#### Problem description
Copy the data below exactly, omitting any picture it contains.

#### Information provided
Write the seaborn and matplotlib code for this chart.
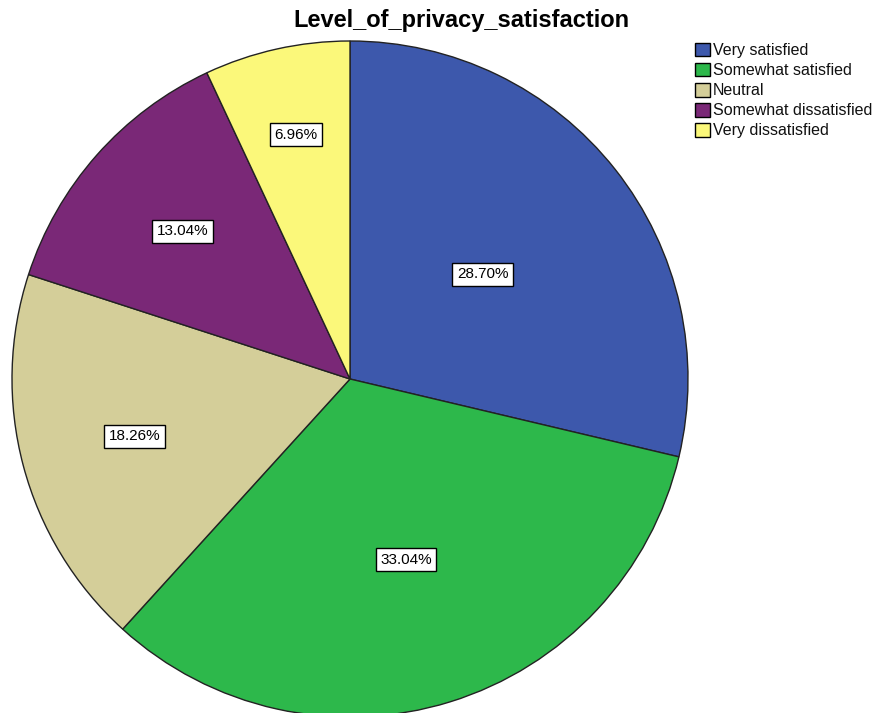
import numpy as np
import matplotlib
matplotlib.use("Agg")
import matplotlib.pyplot as plt
import seaborn as sns
from matplotlib.patches import Patch

categories = ["Very satisfied", "Somewhat satisfied", "Neutral",
              "Somewhat dissatisfied", "Very dissatisfied"]
percentages = [28.70, 33.04, 18.26, 13.04, 6.96]
slice_colors = ["#3D58AC", "#2DB84B", "#D4CE99", "#7A2877", "#FBF87A"]
title = "Level_of_privacy_satisfaction"

sns.set_style("white")
plt.rcParams["font.family"] = ["Liberation Sans", "DejaVu Sans"]

palette = sns.color_palette(slice_colors)

fig = plt.figure(figsize=(8.78, 7.13), dpi=100)
ax = fig.add_axes([0, 0, 1, 1])

wedges, texts, autotexts = ax.pie(
    percentages,
    colors=palette,
    startangle=90,
    counterclock=False,
    radius=1.0,
    autopct=lambda p: f"{p:.2f}%",
    wedgeprops=dict(edgecolor="#222222", linewidth=1.0),
    textprops=dict(fontsize=11, color="black"),
)

# radial placement of each percentage box within its slice
label_radii = [0.50, 0.56, 0.66, 0.66, 0.74]
for w, t, r in zip(wedges, autotexts, label_radii):
    mid = np.deg2rad((w.theta1 + w.theta2) / 2)
    t.set_position((r * np.cos(mid), r * np.sin(mid)))
    t.set_bbox(dict(facecolor="white", edgecolor="black", linewidth=1.0,
                    boxstyle="square,pad=0.3"))

# place the pie: centre at (350, 379) px, radius 338 px
scale = 338.0
ax.set_xlim(-350 / scale, (878 - 350) / scale)
ax.set_ylim(-(713 - 379) / scale, 379 / scale)
ax.set_aspect("auto")
ax.axis("off")

fig.text(461 / 878, 1 - 21 / 713, title, ha="center", va="center",
         fontsize=17, fontweight="bold", color="black")

handles = [Patch(facecolor=c, edgecolor="black", linewidth=1.0) for c in palette]
fig.legend(handles, categories, loc="upper left",
           bbox_to_anchor=(695 / 878, 1 - 43 / 713), frameon=False,
           fontsize=11.5, handlelength=0.92, handleheight=0.92,
           handletextpad=0.2, labelspacing=0.3, borderaxespad=0,
           borderpad=0, labelcolor="#111111")

fig.savefig("out.png", dpi=100)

#### Expected output
Write the seaborn and matplotlib code for this chart.
import numpy as np
import matplotlib
matplotlib.use("Agg")
import matplotlib.pyplot as plt
import seaborn as sns
from matplotlib.patches import Patch

categories = ["Very satisfied", "Somewhat satisfied", "Neutral",
              "Somewhat dissatisfied", "Very dissatisfied"]
percentages = [28.70, 33.04, 18.26, 13.04, 6.96]
slice_colors = ["#3D58AC", "#2DB84B", "#D4CE99", "#7A2877", "#FBF87A"]
title = "Level_of_privacy_satisfaction"

sns.set_style("white")
plt.rcParams["font.family"] = ["Liberation Sans", "DejaVu Sans"]

palette = sns.color_palette(slice_colors)

fig = plt.figure(figsize=(8.78, 7.13), dpi=100)
ax = fig.add_axes([0, 0, 1, 1])

wedges, texts, autotexts = ax.pie(
    percentages,
    colors=palette,
    startangle=90,
    counterclock=False,
    radius=1.0,
    autopct=lambda p: f"{p:.2f}%",
    wedgeprops=dict(edgecolor="#222222", linewidth=1.0),
    textprops=dict(fontsize=11, color="black"),
)

# radial placement of each percentage box within its slice
label_radii = [0.50, 0.56, 0.66, 0.66, 0.74]
for w, t, r in zip(wedges, autotexts, label_radii):
    mid = np.deg2rad((w.theta1 + w.theta2) / 2)
    t.set_position((r * np.cos(mid), r * np.sin(mid)))
    t.set_bbox(dict(facecolor="white", edgecolor="black", linewidth=1.0,
                    boxstyle="square,pad=0.3"))

# place the pie: centre at (350, 379) px, radius 338 px
scale = 338.0
ax.set_xlim(-350 / scale, (878 - 350) / scale)
ax.set_ylim(-(713 - 379) / scale, 379 / scale)
ax.set_aspect("auto")
ax.axis("off")

fig.text(461 / 878, 1 - 21 / 713, title, ha="center", va="center",
         fontsize=17, fontweight="bold", color="black")

handles = [Patch(facecolor=c, edgecolor="black", linewidth=1.0) for c in palette]
fig.legend(handles, categories, loc="upper left",
           bbox_to_anchor=(695 / 878, 1 - 43 / 713), frameon=False,
           fontsize=11.5, handlelength=0.92, handleheight=0.92,
           handletextpad=0.2, labelspacing=0.3, borderaxespad=0,
           borderpad=0, labelcolor="#111111")

fig.savefig("out.png", dpi=100)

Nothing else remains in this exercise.